Please indulge me as I get all nostalgic with this week’s blog as I delve back into the Golden Age of ocean going travel.
I have been prompted to go back through the history books by the news that there are going to be more cruise departures from UK ports in 2011.
My attention was drawn in particular to Holland America Line announcing that it is to run a short season of sailings from the London port of Tilbury next summer.
The premium US company is to deploy stylish, boutique-style ship ms Prinsendam from the River Thames London cruise terminal.
The pocket-size 835-passenger Prinsendam will sail two 14-night round Britain cruises from Tilbury, departing July 11 and August 29 on different itineraries. The ship will make two maiden ports of call, in Ilfracombe in North Devon, and Bristol.
Prinsendam will also offer 14 and 21-night sailings from Amsterdam and Tilbury including the cities of the Baltic, the Kiel Canal and the Arctic Circle.
The Tilbury trips are in addition to 1,260-passenger mid-size Ryndam and 2,104-passenger Eurodam offering departures from Dover in 2011.
Tilbury is used as an occasional turn-around point by cruise lines which include London on their itineraries. The 800-passenger Transocean ship Marco Polo also uses the port as a departure point for summer cruises.
So why get so excited about what is now known as the London Cruise Terminal?
Canberra connection
Well, it brings amazing memories flooding back to me of seeing my grandfather off on an epic voyage to Australia from the port in the mid-Sixties.
I must have been about ten at the time we were driven to see him off on board Canberra, then the 45,000-ton flagship of what was then the P&O-Orient Line’s fleet.
I remember being completely in awe of the biggest vessel I had ever seen at close quarters, with its sleek lines and striking double funnels.
Revolutionary at the time, the liner Canberra helped transform the UK-Australia service in the Sixties and early Seventies before competition from jet air travel led to the demise of such scheduled voyages.

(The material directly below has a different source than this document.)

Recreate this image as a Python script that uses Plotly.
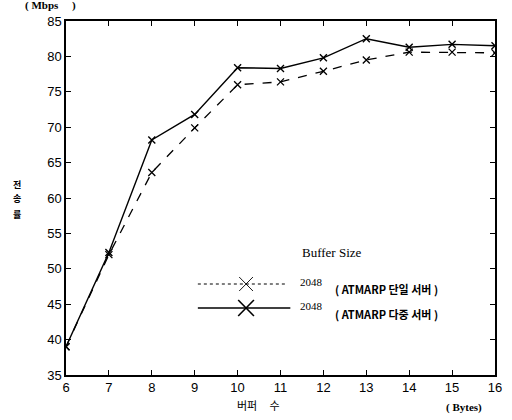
import plotly.graph_objects as go

buffer_exp = [6, 7, 8, 9, 10, 11, 12, 13, 14, 15, 16]
single_server = [39.0, 52.0, 63.6, 69.9, 76.0, 76.4, 77.9, 79.5, 80.6, 80.6, 80.5]
multi_server = [39.0, 52.3, 68.2, 71.8, 78.4, 78.3, 79.8, 82.5, 81.3, 81.7, 81.5]
x_ticks = [6, 7, 8, 9, 10, 11, 12, 13, 14, 15, 16]
y_ticks = [35, 40, 45, 50, 55, 60, 65, 70, 75, 80, 85]

W, H = 512, 420
L, R, T, B = 66, 10, 21, 45
PW, PH = W - L - R, H - T - B


def px(xp):
    return (xp - L) / PW


def py(yp):
    return (H - B - yp) / PH


fig = go.Figure()
fig.add_trace(go.Scatter(x=buffer_exp, y=single_server, mode="lines+markers",
                         line=dict(color="black", width=1.3, dash="dash"),
                         marker=dict(symbol="x-thin", size=7, line=dict(color="black", width=1.3)),
                         showlegend=False))
fig.add_trace(go.Scatter(x=buffer_exp, y=multi_server, mode="lines+markers",
                         line=dict(color="black", width=1.4),
                         marker=dict(symbol="x-thin", size=7, line=dict(color="black", width=1.4)),
                         showlegend=False))

shapes = []
# legend line samples
shapes.append(dict(type="line", xref="paper", yref="paper", x0=px(200), x1=px(291), y0=py(284), y1=py(284),
                   line=dict(color="black", width=1, dash="dot")))
shapes.append(dict(type="line", xref="paper", yref="paper", x0=px(200), x1=px(294), y0=py(308), y1=py(308),
                   line=dict(color="black", width=1.3)))
for cy, s, w in [(284, 7, 0.9), (308, 8, 1.6)]:
    shapes.append(dict(type="line", xref="paper", yref="paper", x0=px(249 - s), x1=px(249 + s),
                       y0=py(cy - s), y1=py(cy + s), line=dict(color="black", width=w)))
    shapes.append(dict(type="line", xref="paper", yref="paper", x0=px(249 - s), x1=px(249 + s),
                       y0=py(cy + s), y1=py(cy - s), line=dict(color="black", width=w)))

ann = []
def add_text(text, xp, yp, size=12, family="Liberation Serif", xanchor="left", bold=False):
    ann.append(dict(text=f"<b>{text}</b>" if bold else text, x=px(xp), y=py(yp), xref="paper", yref="paper",
                    showarrow=False, xanchor=xanchor, yanchor="middle",
                    font=dict(size=size, family=family, color="black")))

add_text("Buffer Size", 304, 252, size=13)
add_text("2048", 302, 282, size=11)
add_text("2048", 302, 306, size=11)
add_text("( ATMARP 단일 서버 )", 337, 289, size=11, family="Noto Sans CJK KR, Liberation Serif", bold=True)
add_text("( ATMARP 다중 서버 )", 337, 314, size=11, family="Noto Sans CJK KR, Liberation Serif", bold=True)
add_text("( Mbps     )", 22, 6, size=11, bold=True)
add_text("( Bytes)", 450, 407, size=11, bold=True)
add_text("버퍼     수", 262, 405, size=11, family="Noto Sans CJK KR", xanchor="center")
for ch, yy in zip(["전", "송", "률"], [184, 199, 214]):
    ann.append(dict(text=f"<b>{ch}</b>", x=px(16), y=py(yy), xref="paper", yref="paper", showarrow=False,
                    xanchor="center", yanchor="middle", borderpad=0,
                    font=dict(size=9, family="Noto Sans CJK KR", color="black")))

fig.update_layout(
    width=W, height=H,
    margin=dict(l=L, r=R, t=T, b=B),
    paper_bgcolor="white", plot_bgcolor="white",
    shapes=shapes, annotations=ann,
    xaxis=dict(range=[6, 16], tickvals=x_ticks, ticks="inside", ticklen=5, tickcolor="black",
               showline=True, linecolor="black", linewidth=1.5, mirror="ticks", showgrid=False,
               zeroline=False, tickfont=dict(family="Liberation Sans", size=13, color="black")),
    yaxis=dict(range=[35, 85], tickvals=y_ticks, ticks="inside", ticklen=5, tickcolor="black",
               showline=True, linecolor="black", linewidth=1.5, mirror="ticks", showgrid=False,
               zeroline=False, tickfont=dict(family="Liberation Sans", size=13, color="black")),
)
fig.write_html("out.html", config={"displayModeBar": False},
               post_script="document.body.style.margin='0';document.body.style.overflow='hidden';")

Tilbury will also be remembered as the departure point for thousands emigrating to Australia on the ‘Ten Pound Pom’ assisted passage scheme run by the Australian government and as the entry point for many post-war immigrants to the UK.
My overriding memory of the port were the massive cranes loading provisions on board the mighty 2,200-passenger Canberra in preparation for the long trip to the other side of the world.
A trip of a lifetime
My grandfather opted to take the relaxing option of sailing to Sydney as a once in a lifetime trip to visit relatives of ours who lived in Australia. The journey took more than a month and took him via Gibraltar, across the Mediterranean, through the Suez Canal, to Colombo and onward to Australia when I made him promise to send a postcard immediately on his arrival.
I couldn’t quite comprehend exactly what the trip meant to him, but I certainly understood how lucky he was to be embarking on what to me was the ultimate seafaring adventure.
I never knew how much he paid for his voyage or whether he was travelling as a first or tourist class passenger but I was sure it was worth every penny.
I have discovered subsequently that in the early Sixties a first class cruise on Canberra to New York would have cost between £152 and £388, with tourist class ranging between £84 and £135. Well beyond the means of many at the time.
I seeing my grandfather off from the dockside at Tilbury and wondering when I would see him again subconsciously must have sparked off my interest in travel in general, although it took me a few decades before I was able to fulfil my ambition and step on board my first cruise ship.
That’s why I am grateful to Holland America Line and Cruise and Maritime Voyages, which run Marco Polo, for reviving the Tilbury connection for me and, I suspect, many others.
Related posts:
- An Oasis in Every Port It doesn’t seem that long ago that my then...


1 Comment
Mar 06 2010
17:21
London TIlbury makes a great departure port, convenient for many people. Too many cruise itineraries seem to indicate that Southampton equals London with entries like ‘London (Southampton)’. BTW your grandpas trip reminded me of my fathers trip from Tilbury to Burma during the war. The Suez canal wasn’t an option, plus they kept on taking long detours around the U boat hotspots, so it took them over six months steaming. Though at least the trip was free!